EPA Says California Can Set Its Own Emissions Standards Again
The Trump administration wanted California to adopt looser federal regulations, but that’s now being reversed.
California is the world's fifth-largest economy by GDP, and its car market carries the weight that comes with that economic power. For years, the state had set its own emissions standards, but a decision by the Trump administration sought to force California's adoption of looser federal regulations. The Environmental Protection Agency confirmed on Wednesday that it's reversing that, allowing California to resume setting its own stricter emissions laws.
The state has had a Clean Air Act waiver since the inception of the act in 1970, which gave lawmakers in California the ability to set stricter emissions standards, and later, electric vehicle sales targets. In 2019 under the Trump administration, the waiver was rescinded by the EPA, citing a desire for national consistency. California and 23 other states sued in favor of keeping the waiver, and a large group of automakers—including GM and Toyota, representing two of the three largest automakers by sales in the US—intervened on behalf of the administration. The waiver and the ensuing suit had far larger implications than just California, however, as 17 states plus the District of Columbia use California's stricter emissions laws, rather than the less stringent federal guidelines.
The reinstatement of the waiver has been signaled as a priority of the Biden administration, however, with a January 2021 executive order to the Department of Transportation and EPA to reexamine the Trump-era changes. The NHTSA has already rolled back its regulations to the pre-Trump administration status, as has the national DOT. Despite the attempts of some Republican attorney generals to block the rollback, with the EPA's decision to restore California's ability to craft their own emissions guidelines, the state is now legally in the clear to craft stricter rules going forward.

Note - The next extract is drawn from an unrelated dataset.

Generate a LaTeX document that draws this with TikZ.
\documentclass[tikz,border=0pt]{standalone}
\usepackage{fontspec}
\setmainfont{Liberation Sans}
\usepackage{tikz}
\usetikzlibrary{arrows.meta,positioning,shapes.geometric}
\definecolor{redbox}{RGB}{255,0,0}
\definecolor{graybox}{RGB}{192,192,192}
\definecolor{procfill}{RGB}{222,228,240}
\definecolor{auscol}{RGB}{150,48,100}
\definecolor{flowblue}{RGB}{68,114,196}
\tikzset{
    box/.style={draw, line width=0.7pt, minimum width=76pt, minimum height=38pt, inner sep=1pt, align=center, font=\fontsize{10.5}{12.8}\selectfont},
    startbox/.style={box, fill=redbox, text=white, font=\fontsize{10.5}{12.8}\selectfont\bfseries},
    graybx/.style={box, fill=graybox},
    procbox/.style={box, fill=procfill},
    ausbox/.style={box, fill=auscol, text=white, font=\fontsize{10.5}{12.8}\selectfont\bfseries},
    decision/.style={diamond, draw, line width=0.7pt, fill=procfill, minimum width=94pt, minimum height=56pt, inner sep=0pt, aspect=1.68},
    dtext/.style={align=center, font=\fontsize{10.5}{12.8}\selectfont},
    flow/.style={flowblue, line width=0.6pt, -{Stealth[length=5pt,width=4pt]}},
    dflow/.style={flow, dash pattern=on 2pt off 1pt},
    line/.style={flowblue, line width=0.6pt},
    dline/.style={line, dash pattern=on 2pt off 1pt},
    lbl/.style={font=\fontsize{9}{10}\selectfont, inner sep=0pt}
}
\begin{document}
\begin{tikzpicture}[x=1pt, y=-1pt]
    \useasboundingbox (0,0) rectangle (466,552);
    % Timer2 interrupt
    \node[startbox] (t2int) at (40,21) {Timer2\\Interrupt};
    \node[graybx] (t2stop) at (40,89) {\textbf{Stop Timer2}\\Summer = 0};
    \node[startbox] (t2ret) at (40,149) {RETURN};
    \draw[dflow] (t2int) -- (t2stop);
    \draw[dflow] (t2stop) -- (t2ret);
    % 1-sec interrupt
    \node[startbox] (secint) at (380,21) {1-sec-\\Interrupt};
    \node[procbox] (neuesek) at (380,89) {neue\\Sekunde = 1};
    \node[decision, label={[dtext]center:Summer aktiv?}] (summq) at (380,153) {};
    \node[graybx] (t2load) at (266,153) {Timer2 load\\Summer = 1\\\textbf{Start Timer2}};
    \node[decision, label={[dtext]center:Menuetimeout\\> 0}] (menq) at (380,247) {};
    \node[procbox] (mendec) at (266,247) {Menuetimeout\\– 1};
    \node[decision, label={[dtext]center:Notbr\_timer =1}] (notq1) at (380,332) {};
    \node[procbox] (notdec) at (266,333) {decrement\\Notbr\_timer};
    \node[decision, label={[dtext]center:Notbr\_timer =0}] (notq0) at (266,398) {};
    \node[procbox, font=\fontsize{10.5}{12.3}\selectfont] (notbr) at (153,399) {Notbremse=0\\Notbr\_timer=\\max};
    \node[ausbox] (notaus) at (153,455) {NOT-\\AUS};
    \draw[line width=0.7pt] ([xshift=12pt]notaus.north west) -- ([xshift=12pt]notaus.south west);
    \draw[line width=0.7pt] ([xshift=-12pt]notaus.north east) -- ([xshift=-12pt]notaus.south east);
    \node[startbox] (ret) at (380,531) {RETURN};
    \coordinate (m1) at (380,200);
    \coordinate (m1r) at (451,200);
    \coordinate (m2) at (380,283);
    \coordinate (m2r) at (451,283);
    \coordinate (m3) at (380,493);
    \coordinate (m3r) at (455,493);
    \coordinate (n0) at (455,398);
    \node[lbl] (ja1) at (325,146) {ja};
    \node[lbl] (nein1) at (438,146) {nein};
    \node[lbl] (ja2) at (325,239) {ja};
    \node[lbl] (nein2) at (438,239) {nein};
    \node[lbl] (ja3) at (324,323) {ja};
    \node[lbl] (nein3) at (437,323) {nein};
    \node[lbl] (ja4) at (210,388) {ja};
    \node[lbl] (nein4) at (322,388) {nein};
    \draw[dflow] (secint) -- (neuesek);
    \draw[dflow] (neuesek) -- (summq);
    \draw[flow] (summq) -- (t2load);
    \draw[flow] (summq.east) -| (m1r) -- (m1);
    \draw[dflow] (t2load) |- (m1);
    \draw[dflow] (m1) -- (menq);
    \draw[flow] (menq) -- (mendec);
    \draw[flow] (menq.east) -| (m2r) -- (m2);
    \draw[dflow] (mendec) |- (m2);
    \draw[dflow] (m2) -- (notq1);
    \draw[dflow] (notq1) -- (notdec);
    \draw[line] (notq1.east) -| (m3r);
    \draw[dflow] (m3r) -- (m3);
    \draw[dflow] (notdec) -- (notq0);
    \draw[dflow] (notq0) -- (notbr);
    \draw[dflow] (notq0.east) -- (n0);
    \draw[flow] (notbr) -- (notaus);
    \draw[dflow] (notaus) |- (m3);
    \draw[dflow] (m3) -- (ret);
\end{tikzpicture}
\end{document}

This decision comes as drafts of California's newest rules, intended to start in the 2026 model year, have made it obvious the state is seeking aggressive changes. They show the state is aiming to have 61 percent of new vehicles be zero-emission cars by 2030, and outright ban the sale of new ICE cars by 2035. While it remains to be seen what California's final decisions will be, it's safe to assume the state won't stop pushing hard for electric cars and low-emission vehicles any time soon.